Sepp Vanmarcke blows his own hat off with a champagne cork, narrowly avoiding his face, and a nasty injury

Hats off to Sepp Vanmarcke, who narrowly avoided injury, not during the Tour of Flanders, but shortly afterwards, at the hands of a rogue champagne cork.

The moment the Belgian rider, of Team LottoNL – Jumbo, managed to knock his own baseball cap off on the podium yesterday was caught on camera by a bystander H Tiemeijer.

Vanmarke’s celebration of his third place in the first Monument of the year yesterday followed a thrilling end to the race, in which he and Fabian Cancellara battled for second place after Peter Sagan led a solo break to the line.

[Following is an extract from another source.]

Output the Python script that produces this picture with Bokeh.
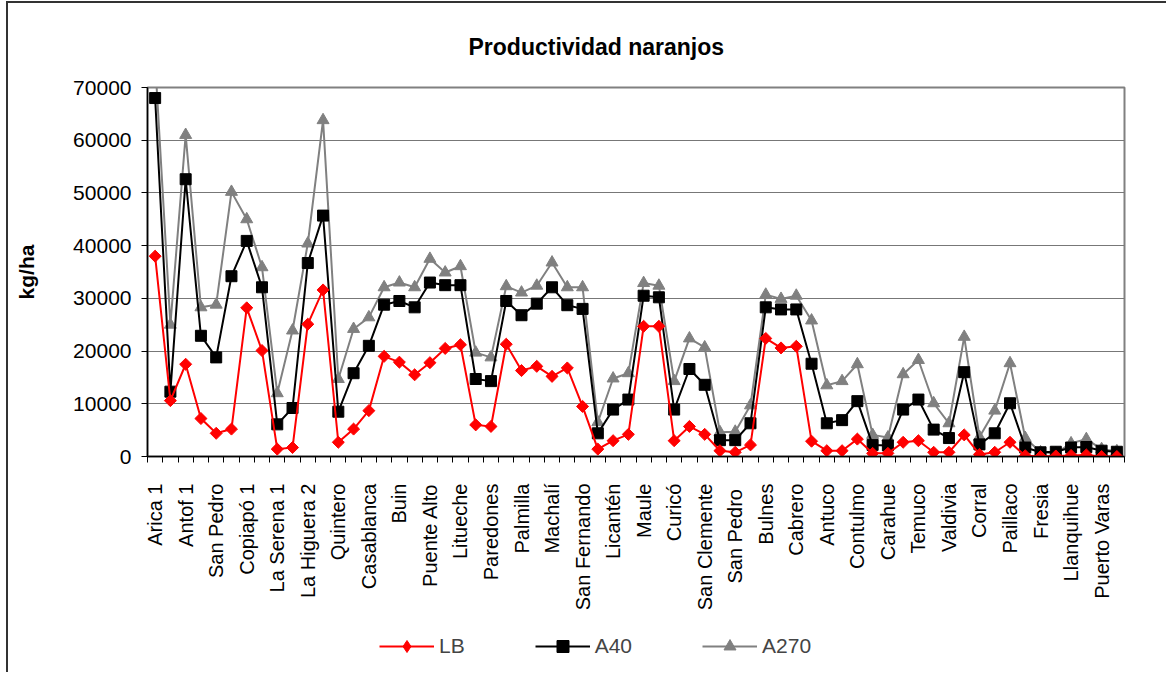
import math
from bokeh.plotting import figure
from bokeh.layouts import column
from bokeh.models import Range1d, FixedTicker, NumeralTickFormatter, Legend, LegendItem, ColumnDataSource
from bokeh.embed import file_html
from bokeh.resources import INLINE

categories = [
    "Arica 1", "Arica 2", "Antof 1", "Antof 2", "San Pedro", "Vallenar",
    "Copiapó 1", "Copiapó 2", "La Serena 1", "La Higuera 1", "La Higuera 2", "Ovalle",
    "Quintero", "Los Andes", "Casablanca", "Melipilla", "Buin", "Pirque",
    "Puente Alto", "Talagante", "Litueche", "Pichilemu", "Paredones", "Chimbarongo",
    "Palmilla", "Rancagua", "Machalí", "Rengo", "San Fernando", "Hualañé",
    "Licantén", "Molina", "Maule", "Talca", "Curicó", "Linares",
    "San Clemente", "Cauquenes", "San Pedro ", "Chillán", "Bulnes", "Yumbel",
    "Cabrero", "Los Ángeles", "Antuco", "Cañete", "Contulmo", "Angol",
    "Carahue", "Villarrica", "Temuco", "Lanco", "Valdivia", "Máfil",
    "Corral", "La Unión", "Paillaco", "Osorno", "Fresia", "Frutillar",
    "Llanquihue", "Puerto Octay", "Puerto Varas", "Puerto Montt",
]

lb = [38000, 10600, 17500, 7200, 4400, 5200, 28200, 20100, 1400, 1700,
      25100, 31600, 2700, 5200, 8700, 19000, 17900, 15500, 17800, 20500,
      21200, 6000, 5700, 21300, 16300, 17100, 15200, 16800, 9500, 1400,
      3000, 4200, 24700, 24700, 3000, 5700, 4200, 1100, 800, 2200,
      22400, 20600, 20900, 2900, 1100, 1100, 3300, 600, 600, 2700,
      3000, 800, 800, 4100, 400, 800, 2700, 150, 0, 100,
      200, 300, 0, 0]

a40 = [68000, 12300, 52600, 22900, 18800, 34200, 40900, 32100, 6100, 9200,
       36700, 45700, 8500, 15800, 21000, 28800, 29500, 28300, 33000, 32500,
       32500, 14700, 14300, 29500, 26800, 29000, 32100, 28700, 28000, 4400,
       8900, 10800, 30500, 30200, 8900, 16600, 13600, 3100, 3100, 6300,
       28300, 27900, 27900, 17600, 6300, 6900, 10500, 2200, 2100, 8900,
       10800, 5100, 3500, 16000, 2300, 4400, 10100, 1700, 800, 900,
       1700, 1800, 1100, 900]

a270 = [75000, 25000, 61000, 28300, 28800, 50200, 45000, 35900, 12000, 23900,
        40400, 63800, 14700, 24200, 26400, 32100, 33000, 32100, 37500, 34900,
        36100, 19700, 18800, 32300, 31100, 32400, 36800, 32100, 32100, 6500,
        14800, 15800, 32900, 32400, 14300, 22400, 20700, 4600, 4700, 9700,
        30700, 29900, 30500, 25800, 13500, 14300, 17500, 4100, 3600, 15600,
        18300, 10100, 6300, 22700, 3700, 8700, 17700, 3500, 800, 600,
        2500, 3300, 1400, 1000]

series_names = ["LB", "A40", "A270"]
y_ticks = [0, 10000, 20000, 30000, 40000, 50000, 60000, 70000]

FONT = "Liberation Sans"
n = len(categories)
xs = list(range(n))

W = 1158
p = figure(width=W, height=617, output_backend="svg", toolbar_location=None,
           x_range=Range1d(-0.5, n - 0.5), y_range=Range1d(0, 70000),
           min_border_left=139, min_border_right=42, min_border_top=78, min_border_bottom=164,
           title="Productividad naranjos")

p.title.text_font = FONT
p.title.text_font_size = "23px"
p.title.text_font_style = "bold"
p.title.text_color = "black"
p.title.align = "left"
p.title.offset = 321
p.title.standoff = 56

p.outline_line_color = "#808080"
p.outline_line_width = 2
p.background_fill_color = "white"
p.border_fill_color = "white"

# x axis
p.xaxis.ticker = FixedTicker(ticks=xs[::2], minor_ticks=[i - 0.5 for i in range(n + 1)])
p.xaxis.major_label_overrides = {i: categories[i] for i in xs[::2]}
p.xaxis.major_label_orientation = math.pi / 2
p.xaxis.major_tick_out = 0
p.xaxis.major_tick_in = 0
p.xaxis.minor_tick_out = 6
p.xaxis.minor_tick_in = 0
p.xaxis.minor_tick_line_color = "black"
p.xaxis.major_label_standoff = 21
p.xaxis.major_label_text_font = FONT
p.xaxis.major_label_text_font_size = "20px"
p.xaxis.major_label_text_color = "black"
p.xaxis.axis_line_color = "black"
p.xaxis.axis_line_width = 1.5

# y axis
p.yaxis.ticker = FixedTicker(ticks=y_ticks)
p.yaxis.formatter = NumeralTickFormatter(format="0")
p.yaxis.major_tick_out = 6
p.yaxis.major_tick_in = 0
p.yaxis.minor_tick_line_color = None
p.yaxis.major_label_standoff = 10
p.yaxis.major_label_text_font = FONT
p.yaxis.major_label_text_font_size = "21px"
p.yaxis.major_label_text_color = "black"
p.yaxis.axis_line_color = "black"
p.yaxis.axis_line_width = 1.5
p.yaxis.axis_label = "kg/ha"
p.yaxis.axis_label_text_font = FONT
p.yaxis.axis_label_text_font_size = "21px"
p.yaxis.axis_label_text_font_style = "bold"
p.yaxis.axis_label_text_color = "black"
p.yaxis.axis_label_standoff = 32

p.xgrid.grid_line_color = None
p.ygrid.grid_line_color = "#777777"
p.ygrid.grid_line_width = 1.2

src = ColumnDataSource(dict(x=xs, lb=lb, a40=a40, a270=a270))

LB_STYLE = dict(color="#FF0000", marker="square", angle=math.pi / 4, size=8.5, leg_marker="diamond")
A40_STYLE = dict(color="black", marker="square", angle=0.0, size=11, leg_marker="square")
A270_STYLE = dict(color="#808080", marker="triangle", angle=0.0, size=12, leg_marker="triangle")

for col, st in (("a270", A270_STYLE), ("a40", A40_STYLE), ("lb", LB_STYLE)):
    p.line("x", col, source=src, line_color=st["color"], line_width=2)
    p.scatter("x", col, source=src, marker=st["marker"], angle=st["angle"], size=st["size"],
              fill_color=st["color"], line_color=st["color"])

# legend strip below the chart
lf = figure(width=W, height=52, output_backend="svg", toolbar_location=None,
            x_range=Range1d(0, 1), y_range=Range1d(0, 1),
            x_axis_type=None, y_axis_type=None,
            min_border_left=0, min_border_right=0, min_border_top=0, min_border_bottom=0)
lf.outline_line_color = None
lf.xgrid.grid_line_color = None
lf.ygrid.grid_line_color = None
lf.border_fill_color = "white"

items = []
for name, st in zip(series_names, (LB_STYLE, A40_STYLE, A270_STYLE)):
    dsrc = ColumnDataSource(dict(x=[-5.0], y=[-5.0]))
    r_l = lf.line("x", "y", source=dsrc, line_color=st["color"], line_width=2)
    r_m = lf.scatter("x", "y", source=dsrc, marker=st["leg_marker"],
                     size=st["size"], fill_color=st["color"], line_color=st["color"])
    items.append(LegendItem(label=name, renderers=[r_l, r_m]))

legend = Legend(items=items, orientation="horizontal", location=(232, 11), padding=0, margin=0,
                spacing=70, glyph_width=55, glyph_height=30, label_height=30, label_standoff=5,
                label_text_font=FONT, label_text_font_size="21px", border_line_color=None,
                background_fill_alpha=0)
lf.add_layout(legend, "center")

layout = column(p, lf, spacing=0,
                styles={"margin-left": "6px", "margin-top": "1px",
                        "border-left": "2px solid #333333", "border-top": "2px solid #333333"})

open("out.html", "w").write(file_html(layout, INLINE))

Peter Sagan wins the 100th Tour of Flanders to claim his first Monument

Thankfully the pressurised cork missed everyone on the podium, including Sagan and Cancellara, but corkgate could easily have gone badly wrong. 

Champagne corks can exit the bottle at up to 60mph, with forces of up to 70psi. According to stats cited by Morrisons supermarket, more than 900,000 Brits injure themselves each year with champagne corks, with black eyes the most common injury (8%). One study, by the British Journal of Opthalmology, suggests 26% of those reporting to a US-based eye injury registry with unintentional injuries from pressurised drinks remained legally blind afterwards. A sobering thought.

Experts recommend not shaking the bottle before opening, and pointing it away from your face, other people’s faces, and breakables, when you do so.